From his perch at RedState, Erickson has scored a few big wins in his plan to make the Republican Party walk and talk a bit more like Erick Erickson. He beat the drum early on Marco Rubio, back when then-Gov. Charlie Crist was the toast of the Republican establishment. He backed Ted Cruz for Senate when the former Texas solicitor general was flailing in the polls.
But he’s chosen jesters as often as he’s picked kings—and it’s cost the Republican party dearly. He endorsed Sharron Angle in Nevada. He was among the first prominent conservatives to back Richard Mourdock‘s campaign against Sen. Richard Lugar. He backed Christine O’Donnell in her primary against former Rep. Mike Castle.

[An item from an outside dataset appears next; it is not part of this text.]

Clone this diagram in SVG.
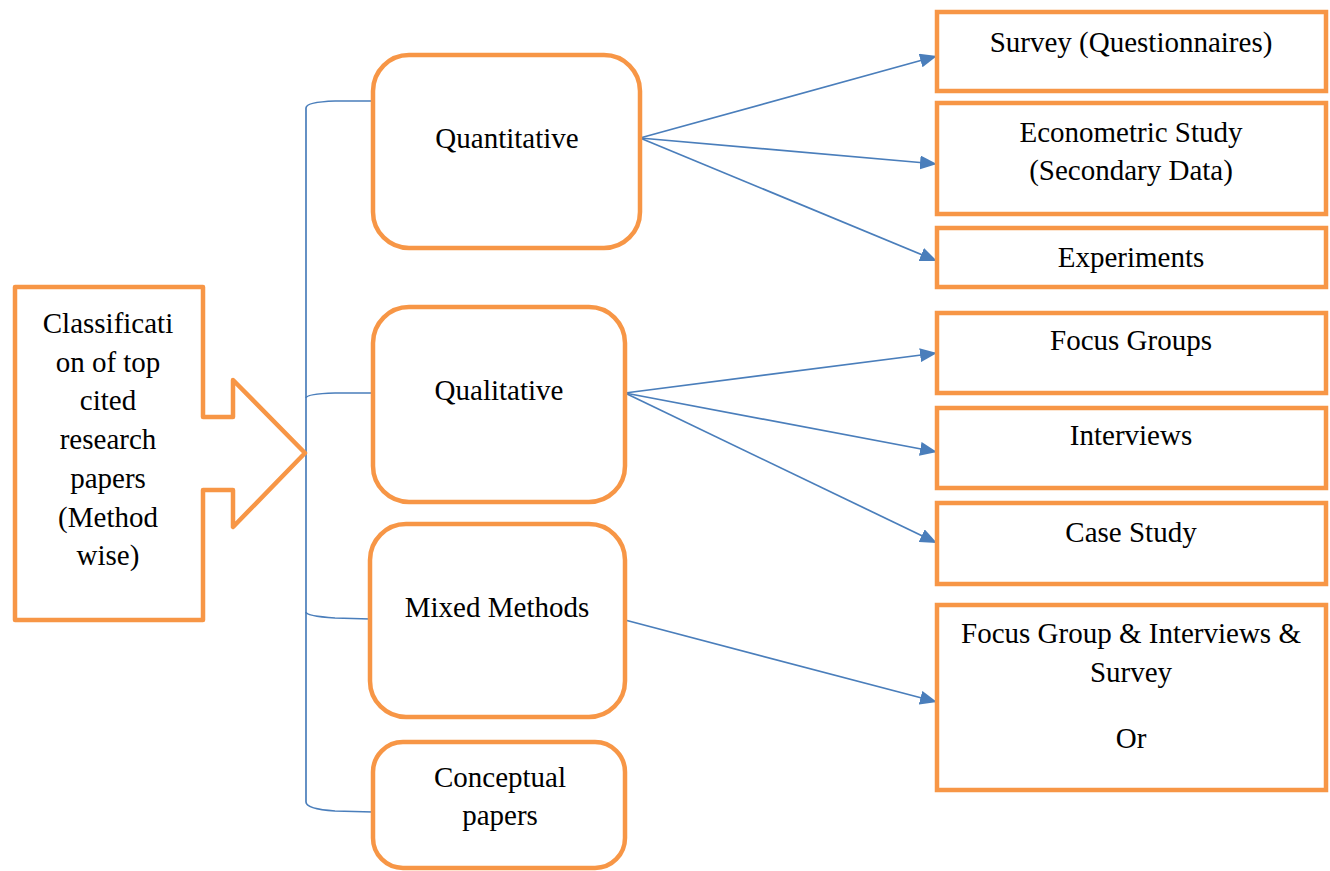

The only way Republicans could possibly stand any chance of losing a Senate seat in Georgia in 2014 is if they they nominated someone with a history of degrading comments about women and inflammatory views on abortion. That is, someone like Erick Erickson.
To recap, Erickson:
- Expressed his surprise that “feminazis” had complained about then-Denver Broncos quarterback Tim Tebow’s pro-life Super Bowl ad in 2010. As he put it: “That’s what being too ugly to get a date does for your brain.” That was followed by this tweet: “Turned on Twitter today and there was a barrage of angry feminists upset with me telling them to get in the kitchen and learn to cook.”
- Once called Michelle Obama a “Marxist Harpy Wife.”
- Referred to the first night of the Democrat National Convention as the “Vagina Monologues.”
- Dismissed bullying of a presumed gay classmate as: “Mitt Romney cut a hippy’s hair at his preparatory high school.”
- Argued that civil war may be unavoidable if Roe v. Wade is not overturned. As Erickson put it: “[O]nce before, our nation was forced to repudiate the Supreme Court with mass bloodshed. We remain steadfast in our belief that this will not be necessary again, but only if those committed to justice do not waiver or compromise, and send a clear and unmistakable signal to their elected officials of what must be necessary to earn our support.”
- Called for more Willie Horton ads, citing the invisible scourge of the New Black Panthers: “The Democrats are giving a pass to radicals who advocate killing white kids in the name of racial justice and who try to block voters from the polls. The Democrats will scream racism. Let them. Republicans are not going to pick up significant black support anyway.”
- Contemplated shooting bureaucrats:
At what point do the people tell the politicians to go to hell? At what point do they get off the couch, march down to their state legislator’s house, pull him outside, and beat him to a bloody pulp for being an idiot?
At some point soon, it will happen. It’ll be over an innocuous issue. But the rage is building. It’s not a partisan issue. There is bipartisan angst at out of control government made worse by dumb bans like this and unintended consequences like AIG’s bonus problems.
If the GOP plays its cards right, it will have a winning issue in 2010. But it is going to have to get back to “leave me the hell alone” style federalism where the national government recedes and the people themselves will have to fight to take their states back from special interests out of touch with body politic as a whole.
Were I in Washington State, I’d be cleaning my gun right about now waiting to protect my property from the coming riots or the government apparatchiks coming to enforce nonsensical legislation.
- Contemplated shooting bureaucrats again:
I’m not filling out this form. I dare them to try and come throw me in jail. I dare them to. Pull out my wife’s shotgun and see how that little ACS twerp likes being scared at the door. They’re not going on my property. They can’t do that. They don’t have the legal right, and yet they’re trying.”
- Referred to former Justice David Souter as “the only goat fucking child molester to ever serve on the Supreme Court.”
On the plus side for Georgia Republicans, at least Herman Cain’s not running.